ABUJA, (The Southern African Times) – There is hope for Nigeria to recover from its current economic recession which is widely seen as the worst recorded by the West African nation in almost four decades, said local experts.
Official data released on Saturday showed that Nigeria’s economy slipped into recession for the second time in four years as oil prices plunged in the midst of the COVID-19 pandemic.
The country’s gross domestic product (GDP) contracted by 3.62 percent year-on-year in real terms in the third quarter of 2020, the National Bureau of Statistics (NBS) reported, attributing the contraction to slow oil production and the COVID-19 pandemic.
“Cumulative GDP for the first 9 months of 2020, therefore, stood at -2.48 percent,” the NBS said.
The economy shrank by 6.1 percent in Q2, indicating that two consecutive quarters of negative growth have been recorded in 2020.
Experts, however, think the country have good prospects to recover from the recession.
The current slowdown is an indication that “the worst is over” and the economy would resume growth in Q1 or Q2 of 2021, barring any new disruptions, said Muda Yusuf, director-general of the Lagos Chamber of Commerce and Industry.
“From an economic perspective, 2020 has been a very bad year … the worst in recent history,” the expert said, noting that the recession was not shocking, as the country had been faced with the double jeopardy of spiraling inflation and a stumbling economy.
Nigeria’s inflation rate rose to 14.23 percent in October, the highest in 10 months, Yusuf noted. “This condition in economic parlance is characterized as stagflation.”
In 2016, the biggest oil producer in Africa fell into recession, the first time in over two decades.
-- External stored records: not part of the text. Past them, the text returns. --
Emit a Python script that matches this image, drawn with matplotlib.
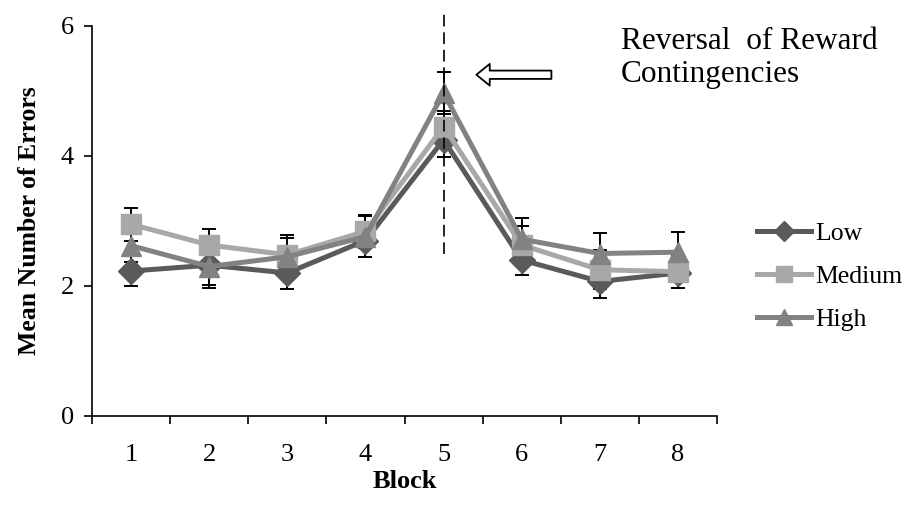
import matplotlib
matplotlib.use("Agg")
import matplotlib.pyplot as plt

# data
blocks = [1, 2, 3, 4, 5, 6, 7, 8]
low = [2.23, 2.32, 2.20, 2.70, 4.25, 2.40, 2.07, 2.20]
medium = [2.95, 2.63, 2.48, 2.84, 4.45, 2.63, 2.25, 2.22]
high = [2.62, 2.30, 2.45, 2.76, 4.97, 2.72, 2.50, 2.52]
low_err = [0.23, 0.30, 0.25, 0.25, 0.27, 0.23, 0.25, 0.23]
medium_err = [0.25, 0.25, 0.30, 0.25, 0.25, 0.30, 0.30, 0.25]
high_err = [0.25, 0.33, 0.29, 0.32, 0.33, 0.33, 0.31, 0.31]
series_names = ["Low", "Medium", "High"]
reversal_block = 5

plt.rcParams["font.family"] = ["Liberation Serif", "DejaVu Serif"]

fig = plt.figure(figsize=(9.08, 5.2), dpi=100)
ax = fig.add_axes([0.1013, 0.2, 0.6884, 0.75])

styles = [
    (low, low_err, "#5a5a5a", "D", 13),
    (medium, medium_err, "#a8a8a8", "s", 15),
    (high, high_err, "#828282", "^", 15),
]
for i, (vals, err, col, mk, ms) in enumerate(styles):
    z = 3 + i
    ax.plot(blocks, vals, color=col, lw=3.6, marker=mk, ms=ms,
            mec=col, mfc=col, label=series_names[i], zorder=z)
    # error bars sit behind the lines, only their ends show
    ax.errorbar(blocks, vals, yerr=err, fmt="none", ecolor="black",
                elinewidth=1.4, capsize=5, capthick=1.4, zorder=2)

# reversal marker
ax.plot([reversal_block, reversal_block], [2.5, 6.25], color="black", lw=1.2,
        dashes=(7, 3.5), clip_on=False, zorder=20)
ax.annotate("", xy=(5.42, 5.25), xytext=(6.38, 5.25),
            arrowprops=dict(arrowstyle="simple,head_length=0.8,head_width=1.3,tail_width=0.5",
                            fc="white", ec="black", lw=1.3, mutation_scale=12,
                            shrinkA=0, shrinkB=0))
fig.text(0.684, 0.948, "Reversal  of Reward\nContingencies", fontsize=22.5,
         va="top", ha="left", linespacing=1.2)

ax.set_xlim(0.5, 8.5)
ax.set_ylim(0, 6)
ax.set_yticks([0, 2, 4, 6])
ax.set_xticks(blocks)
ax.set_xticks([b + 0.5 for b in [0] + blocks], minor=True)
ax.tick_params(axis="x", which="major", length=0, pad=20, labelsize=19)
ax.tick_params(axis="x", which="minor", length=6, width=1.2, direction="out")
ax.tick_params(axis="y", length=6, width=1.2, direction="out", pad=7, labelsize=19)
for s in ("top", "right"):
    ax.spines[s].set_visible(False)
for s in ("left", "bottom"):
    ax.spines[s].set_linewidth(1.2)

ax.set_xlabel("Block", fontsize=19, fontweight="bold", labelpad=3)
ax.set_ylabel("Mean Number of Errors", fontsize=18.5, fontweight="bold", labelpad=14)

fig.legend(loc="center left", bbox_to_anchor=(0.82, 0.468), frameon=False,
           fontsize=18.5, handlelength=2.1, handletextpad=0.15, labelspacing=0.78,
           borderpad=0, markerscale=0.75)

fig.savefig("out.png", dpi=100)
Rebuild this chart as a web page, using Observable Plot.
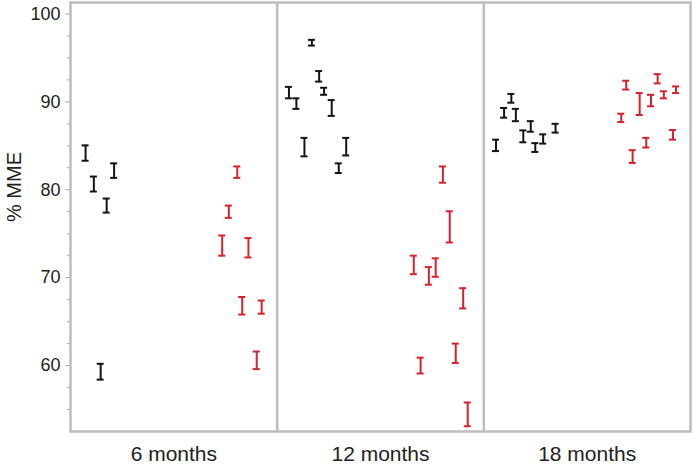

Since emerging in 2017, it has been seeking ways to fully recover from the slowdown.
To quicken the recovery of the economy, the expert said, there is a need to restore normalcy to the foreign exchange market, show greater commitment to the fixing of the structural issues to reduce production and operating costs for investors.
Uche Uwaleke, an economic expert, said he sees “a quick V-shaped recovery as the effect of COVID-19 recedes and the impact of the interventions by the government and the Central Bank of Nigeria begin to manifest.”
In Uwaleke’s opinion, the Q3 GDP figures have confirmed the fact that the Q2 2020 “represents the worst experience for Nigeria.”
There is a strong probability that Nigeria’s economy will recover gradually in Q1 of 2021, said Ken Ife, a visiting professor at the Nigerian Defence Academy.
“The unusual type of recession we dropped into, stagflation, is one where, rather than the economy experiencing low inflation, low-interest rates, with expansionary policies, we are just seeing the opposite in galloping inflation, high-interest rates, and fiscal and monetary policy challenges despite quantitative domestic finance interventions,” Ife said.
With a 3.62-percent contraction, “Nigeria might jump out of recession in the Q4 of 2020,” the expert said, noting the recession is an aftermath of both “the COVID-19 lockdown and the ongoing macroeconomic headwinds.”
The national statistics office classified the Nigerian economy into the oil and non-oil sectors.
For the oil sector, it said that the average daily oil production recorded in the third quarter of 2020 stood at 1.67 million barrels per day, lower than the average production recorded in the same quarter of 2019 and the production volume recorded in the second quarter of 2020.
In Q3 2020, the oil sector witnessed a sharp contraction of 20.38 percent relative to the rate recorded in the corresponding quarter of 2019, contributing 8.73 percent to total real GDP, down from 9.77 percent and 8.93 percent respectively recorded in the corresponding period of 2019 and the preceding quarter in 2020, said NBS.
“Whilst the oil GDP growth rate went deeper into the red at -13.89 percent and with a reduced contribution to GDP, the non-oil sector outperformed by returning a marginal decline in the non-oil GDP growth rate of -2.51 percent,” Ife noted, adding the non-oil sector performance “was boosted by the positive growth of 18 sectors compared to 13 sectors in Q2.”